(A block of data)

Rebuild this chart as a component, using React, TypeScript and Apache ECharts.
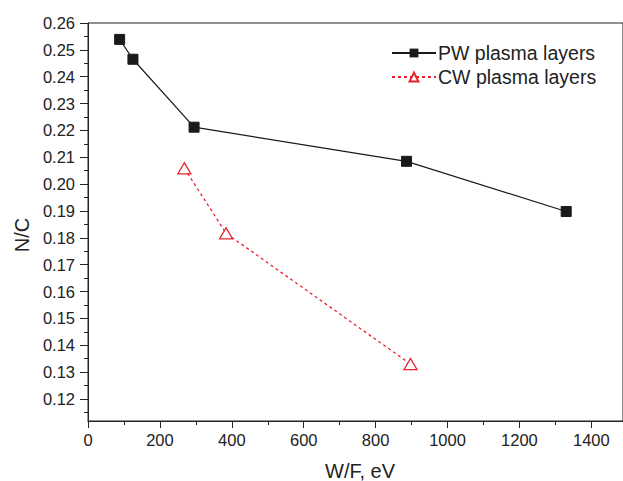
import React, { useEffect, useRef } from "react";
import * as echarts from "echarts";

const pwName = "PW plasma layers";
const cwName = "CW plasma layers";
const pwX = [88, 125, 295, 886, 1330];
const pwY = [0.2539, 0.2465, 0.2212, 0.2085, 0.1898];
const cwX = [268, 384, 897];
const cwY = [0.2059, 0.1817, 0.133];
const xTicks = [0, 200, 400, 600, 800, 1000, 1200, 1400];
const xMinorTicks = [100, 300, 500, 700, 900, 1100, 1300];
const yTicks = [0.12, 0.13, 0.14, 0.15, 0.16, 0.17, 0.18, 0.19, 0.2, 0.21, 0.22, 0.23, 0.24, 0.25, 0.26];
const yMinorTicks = [0.115, 0.125, 0.135, 0.145, 0.155, 0.165, 0.175, 0.185, 0.195, 0.205, 0.215, 0.225, 0.235, 0.245, 0.255];
const xTitle = "W/F, eV";
const yTitle = "N/C";

const FONT = "'Liberation Sans', Arial, Helvetica, sans-serif";
const AXIS = "#222";
const RED = "#e8232d";
const BLACK = "#1a1a1a";

export default function App() {
  const ref = useRef<HTMLDivElement>(null);
  useEffect(() => {
    if (!ref.current) return;
    const chart = echarts.init(ref.current, undefined, { renderer: "svg" });
    const xMin = 0, xMax = 1488, yMin = 0.1118, yMax = 0.26;
    const baseX = {
      type: "value" as const,
      min: xMin,
      max: xMax,
      position: "bottom" as const,
      splitLine: { show: false },
    };
    const baseY = {
      type: "value" as const,
      min: yMin,
      max: yMax,
      position: "left" as const,
      splitLine: { show: false },
    };
    chart.setOption({
      animation: false,
      textStyle: { fontFamily: FONT },
      grid: {
        left: 88,
        top: 23,
        right: -5,
        bottom: 60,
        show: true,
        borderColor: AXIS,
        borderWidth: 1,
        backgroundColor: "transparent",
      },
      xAxis: [
        {
          ...baseX,
          axisLine: { show: true, lineStyle: { color: AXIS, width: 1 } },
          axisTick: { show: true, customValues: xTicks, length: 7, inside: false, lineStyle: { color: AXIS } },
          axisLabel: {
            show: true,
            customValues: xTicks,
            margin: 10,
            fontSize: 16.5,
            color: AXIS,
            fontFamily: FONT,
            formatter: (v: number) => String(Math.round(v)),
          },
        },
        {
          ...baseX,
          axisLine: { show: false },
          axisTick: { show: true, customValues: xMinorTicks, length: 4, inside: false, lineStyle: { color: AXIS } },
          axisLabel: { show: false },
        },
      ],
      yAxis: [
        {
          ...baseY,
          axisLine: { show: true, lineStyle: { color: AXIS, width: 1 } },
          axisTick: { show: true, customValues: yTicks, length: 8, inside: false, lineStyle: { color: AXIS } },
          axisLabel: {
            show: true,
            customValues: yTicks,
            margin: 13,
            fontSize: 16.5,
            color: AXIS,
            fontFamily: FONT,
            formatter: (v: number) => v.toFixed(2),
          },
        },
        {
          ...baseY,
          axisLine: { show: false },
          axisTick: { show: true, customValues: yMinorTicks, length: 4, inside: false, lineStyle: { color: AXIS } },
          axisLabel: { show: false },
        },
      ],
      legend: {
        orient: "vertical",
        left: 386,
        top: 38,
        itemWidth: 44,
        itemHeight: 11,
        itemGap: 4,
        textStyle: { fontSize: 19.5, color: AXIS, fontFamily: FONT, padding: [0, 0, 0, -3] },
        data: [pwName, cwName],
      },
      graphic: [
        {
          type: "text",
          x: 360,
          y: 471,
          style: {
            text: xTitle,
            fontSize: 20,
            fontFamily: FONT,
            fill: AXIS,
            align: "center",
            verticalAlign: "middle",
          },
        },
        {
          type: "text",
          x: 22,
          y: 235,
          rotation: Math.PI / 2,
          style: {
            text: yTitle,
            fontSize: 20,
            fontFamily: FONT,
            fill: AXIS,
            align: "center",
            verticalAlign: "middle",
          },
        },
      ],
      series: [
        {
          name: pwName,
          type: "line",
          xAxisIndex: 0,
          yAxisIndex: 0,
          data: pwX.map((x, i) => [x, pwY[i]]),
          symbol: "rect",
          symbolSize: 10,
          showAllSymbol: true,
          itemStyle: { color: BLACK, borderColor: BLACK },
          lineStyle: { color: BLACK, width: 1.2 },
        },
        {
          name: cwName,
          type: "line",
          xAxisIndex: 0,
          yAxisIndex: 0,
          data: cwX.map((x, i) => [x, cwY[i]]),
          symbol: "triangle",
          symbolSize: [13, 11],
          showAllSymbol: true,
          itemStyle: { color: "#ffffff", borderColor: RED, borderWidth: 1.3 },
          lineStyle: { color: RED, width: 1.3, type: [3, 3] },
        },
      ],
    });
    return () => chart.dispose();
  }, []);
  return (
    <div
      ref={ref}
      style={{ position: "absolute", left: 0, top: 0, width: 623, height: 481 }}
    />
  );
}
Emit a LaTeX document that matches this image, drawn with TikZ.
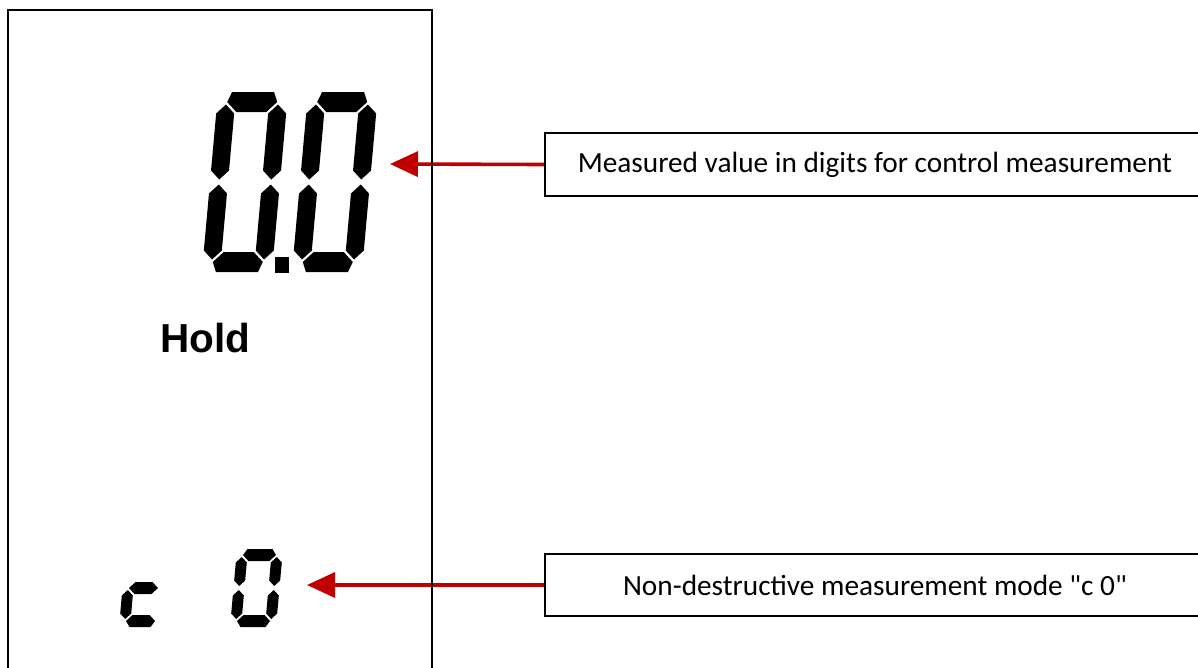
\documentclass[tikz,border=0pt]{standalone}
\usepackage{fontspec}
\setmainfont{Carlito}[Ligatures=TeXOff]
\newfontfamily\lcdfont{Liberation Sans}
\usetikzlibrary{arrows.meta}
\definecolor{arrowRed}{HTML}{C00000}
\tikzstyle{boxNote} = [rectangle, minimum width=660pt, minimum height=63pt, text centered, draw=black, line width=1.8pt, fill=white, anchor=west, font=\fontsize{29.3}{34}\selectfont]
\tikzstyle{arrow} = [line width=3.6pt, draw=arrowRed, -{Triangle[length=28pt, width=25pt, fill=arrowRed]}]
\tikzstyle{lcdFrame} = [draw=black, line width=2pt]

% seven segment bars: verticals at x=0 and x=\digW, bars at y=-\digH, 0, \digH
\newcommand{\digitsize}[6]{\def\digW{#1}\def\digH{#2}\def\segH{#3}\def\segV{#4}\def\gapH{#5}\def\gapV{#6}}
\newcommand{\hseg}[3]{% bar at height #1, corner cut #2 above and #3 below
 \fill (\gapH,#1) -- ({\gapH+#2},{#1-\segH/2}) -- ({\digW-\gapH-#2},{#1-\segH/2}) -- ({\digW-\gapH},#1)
  -- ({\digW-\gapH-#3},{#1+\segH/2}) -- ({\gapH+#3},{#1+\segH/2}) -- cycle;}
\newcommand{\vseg}[3]{% bar at x #1 from #2 down to #3
 \fill (#1,#2) -- ({#1+\segV/2},{#2+\segV/2}) -- ({#1+\segV/2},{#3-\segV/2}) -- (#1,#3)
  -- ({#1-\segV/2},{#3-\segV/2}) -- ({#1-\segV/2},{#2+\segV/2}) -- cycle;}
\newcommand{\lcdzero}{\hseg{-\digH}{4}{\segH/2}\hseg{\digH}{\segH/2}{4}
 \vseg{0}{-\digH+\gapV}{-\gapV}\vseg{0}{\gapV}{\digH-\gapV}
 \vseg{\digW}{-\digH+\gapV}{-\gapV}\vseg{\digW}{\gapV}{\digH-\gapV}}
\newcommand{\lcdc}{\hseg{0}{\segH/2}{\segH/2}\hseg{\digH}{\segH/2}{4}\vseg{0}{\gapV}{\digH-\gapV}}

\begin{document}
\begin{tikzpicture}[x=1pt, y=-1pt]
\useasboundingbox (0,0) rectangle (1198,667);
\clip (0,0) rectangle (1198,667);

% big reading 0.0
\digitsize{52}{80}{20}{18}{1}{2.5}
\begin{scope}[shift={(219,182)}, xslant=0.09] \lcdzero \end{scope}
\begin{scope}[shift={(309,182)}, xslant=0.09] \lcdzero \end{scope}
\fill (275,257) rectangle (289,273);

\node (hold) [anchor=base, font=\lcdfont\bfseries\fontsize{40.5}{48}\selectfont] at (205.5,352) {Hold};

% mode c 0
\digitsize{31}{33}{12}{11}{1}{2}
\begin{scope}[shift={(128,588)}, xslant=0.09] \lcdc \end{scope}
\digitsize{35}{33}{12}{11}{1}{2}
\begin{scope}[shift={(239,588)}, xslant=0.09] \lcdzero \end{scope}

\coordinate (reading) at (390,164);
\coordinate (mode) at (307,585);

\node (readingnote) [boxNote] at (544,164.5) {Measured value in digits for control measurement};
\node (modenote) [boxNote, minimum height=62pt] at (544,585) {Non-destructive measurement mode "c 0"};

\draw [arrow] (readingnote.west) -- (reading);
\draw [arrow] (modenote.west) -- (mode);

\draw [lcdFrame] (8,680) -- (8,10) -- (432,10) -- (432,680);
\end{tikzpicture}
\end{document}
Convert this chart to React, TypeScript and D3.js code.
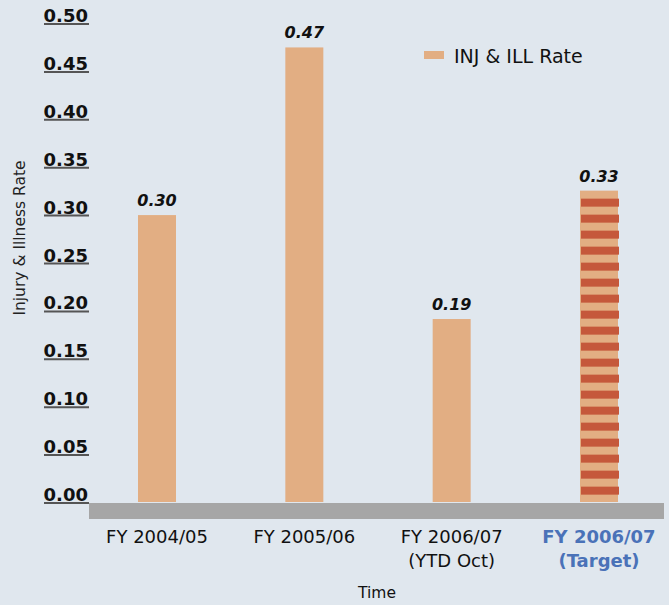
import React from 'react'
import * as d3 from 'd3'

// periods on the x axis, two lines each
const periods = ['FY 2004/05', 'FY 2005/06', 'FY 2006/07 (YTD Oct)', 'FY 2006/07 (Target)']
const periodLines = [['FY 2004/05'], ['FY 2005/06'], ['FY 2006/07', '(YTD Oct)'], ['FY 2006/07', '(Target)']]
const rates = [0.2995, 0.4745, 0.191, 0.325]
const isTarget = [false, false, false, true]
const yTicks = [0, 0.05, 0.1, 0.15, 0.2, 0.25, 0.3, 0.35, 0.4, 0.45, 0.5]

const W = 669
const H = 605
const BG = '#e0e7ee'
const BAR = '#e2ae83'
const STRIPE = '#c5583b'
const BLUE = '#4a72b8'
const FONT = '"DejaVu Sans", sans-serif'

const App: React.FC = () => {
  const y = d3.scaleLinear().domain([0, 0.5]).range([502, 23])
  const x = d3.scalePoint<string>().domain(periods).range([157, 599])
  const barW = 38
  const fmt = d3.format('.2f')

  return (
    <svg
      width={W}
      height={H}
      style={{ position: 'absolute', left: 0, top: 0, display: 'block' }}
      fontFamily={FONT}
    >
      <rect width={W} height={H} fill={BG} />

      {/* y axis ticks, underlined labels */}
      {yTicks.map(t => (
        <g key={t} transform={`translate(0,${y(t)})`}>
          <line x1={44} x2={89} y1={1} y2={1} stroke="#555" strokeWidth={2} />
          <text x={88} y={-1} textAnchor="end" fontSize={18} fontWeight="bold" fill="#111">
            {fmt(t)}
          </text>
        </g>
      ))}

      <text
        transform={`translate(25,${238}) rotate(-90)`}
        textAnchor="middle"
        fontSize={15.5}
        fill="#222"
      >
        Injury &amp; Illness Rate
      </text>

      {/* bars */}
      {periods.map((p, i) => {
        const cx = x(p)!
        const top = y(rates[i])
        const bottom = y(0)
        const x0 = cx - barW / 2
        return (
          <g key={p}>
            <rect x={x0} y={top} width={barW} height={bottom - top} fill={BAR} />
            {isTarget[i] &&
              d3.range(top + 8, bottom - 8, 16).map(s => (
                <rect key={s} x={x0 + 1} y={s} width={barW} height={8} fill={STRIPE} />
              ))}
            <text
              x={cx}
              y={top - 9}
              textAnchor="middle"
              fontSize={16}
              fontWeight="bold"
              fontStyle="italic"
              fill="#111"
            >
              {fmt(rates[i])}
            </text>
          </g>
        )
      })}

      {/* base band */}
      <rect x={89} y={y(0) + 1} width={575} height={16} fill="#a6a6a6" />

      {/* x labels */}
      {periods.map((p, i) => (
        <text
          key={p}
          x={x(p)}
          y={543}
          textAnchor="middle"
          fontSize={18}
          fontWeight={isTarget[i] ? 'bold' : 'normal'}
          fill={isTarget[i] ? BLUE : '#111'}
        >
          {periodLines[i].map((l, j) => (
            <tspan key={j} x={x(p)} dy={j === 0 ? 0 : 24}>
              {l}
            </tspan>
          ))}
        </text>
      ))}

      <text x={377} y={598} textAnchor="middle" fontSize={15.5} fill="#111">
        Time
      </text>

      {/* legend */}
      <rect x={424} y={51} width={20} height={8} fill={BAR} />
      <text x={454} y={63} fontSize={19} fill="#111">
        INJ &amp; ILL Rate
      </text>
    </svg>
  )
}

export default App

Exercise instructions → Start at the line with "Emit a LaTeX", stop at the line with "[draw=black, line width=2pt]", both lines included, and repeat that span exactly without its pictures.

Full response →
Emit a LaTeX document that matches this image, drawn with TikZ.
\documentclass[tikz,border=0pt]{standalone}
\usepackage{fontspec}
\setmainfont{Carlito}[Ligatures=TeXOff]
\newfontfamily\lcdfont{Liberation Sans}
\usetikzlibrary{arrows.meta}
\definecolor{arrowRed}{HTML}{C00000}
\tikzstyle{boxNote} = [rectangle, minimum width=660pt, minimum height=63pt, text centered, draw=black, line width=1.8pt, fill=white, anchor=west, font=\fontsize{29.3}{34}\selectfont]
\tikzstyle{arrow} = [line width=3.6pt, draw=arrowRed, -{Triangle[length=28pt, width=25pt, fill=arrowRed]}]
\tikzstyle{lcdFrame} = [draw=black, line width=2pt]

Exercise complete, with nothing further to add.